Pétrouchka was the first ballet on a Russian theme to be created jointly by composer Igor Stravinsky, choreographer Mikhail Fokine and artist Alexander Benois. Made for Sergei Diaghilev’s third Saison Russe in Paris in 1911, the Parisian production was almost completely repeated in 1921 at the Bolshoi Theatre in Moscow. In 1920, Pétrouchka was staged at the Mariinsky Theatre in Petrograd, based on revived designs made by Benois in 1917–18.

The ballet describes the rivalry of Pétrouchka and Blackamoor for the attentions of the Ballerina – what Mikhail Fokine called a “human tragedy expressed in puppet symbols.” This story of unrequired love unfolds on a background of Shrovetide festivities in St Petersburg. Benois wrote in his memoirs: “I was ... tempted by the idea of depicting the Butter Week Fair ... the dear balagani [fairground booths] which were the delight of my childhood.”

When designing the sets and costumes, Alexander Benois closely studied historical and genre material. The stage sets consisted of a portal, present throughout the entire performance, and four interchanging tableaux. The first tableau depicts merry shrovetide festivities on a snow-covered square in St Petersburg.
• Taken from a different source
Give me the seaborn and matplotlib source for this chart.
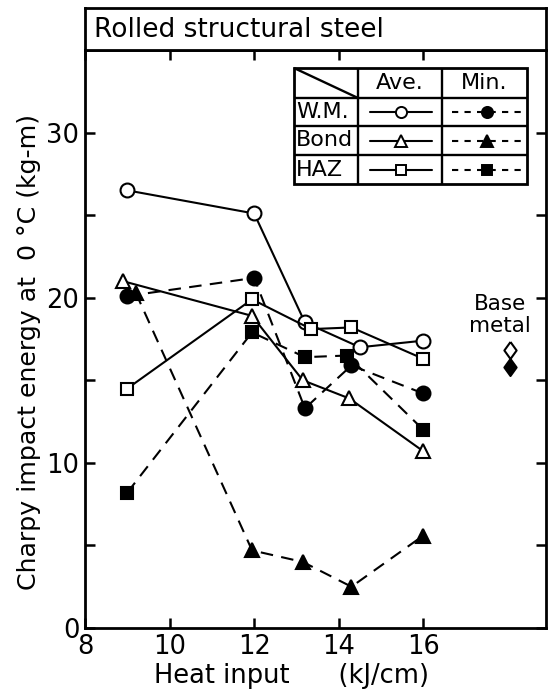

The costumes were not just created for a certain character, but were designed for each specific dancer. Benois paid equally close attention to both the central and peripheral heroes of the ballet, including the folk types in the crowd scenes – jugglers, organ-grinders, street dancers and coachmen. The costume designs reflected the influence of folk toys and Russian lubok prints, as well as the lithographed albums and fashion journals of the nineteenth century. Alexander Benois called Pétrouchka a “street ballet” recreating a picture of Russian folk life in the 1830s–40s.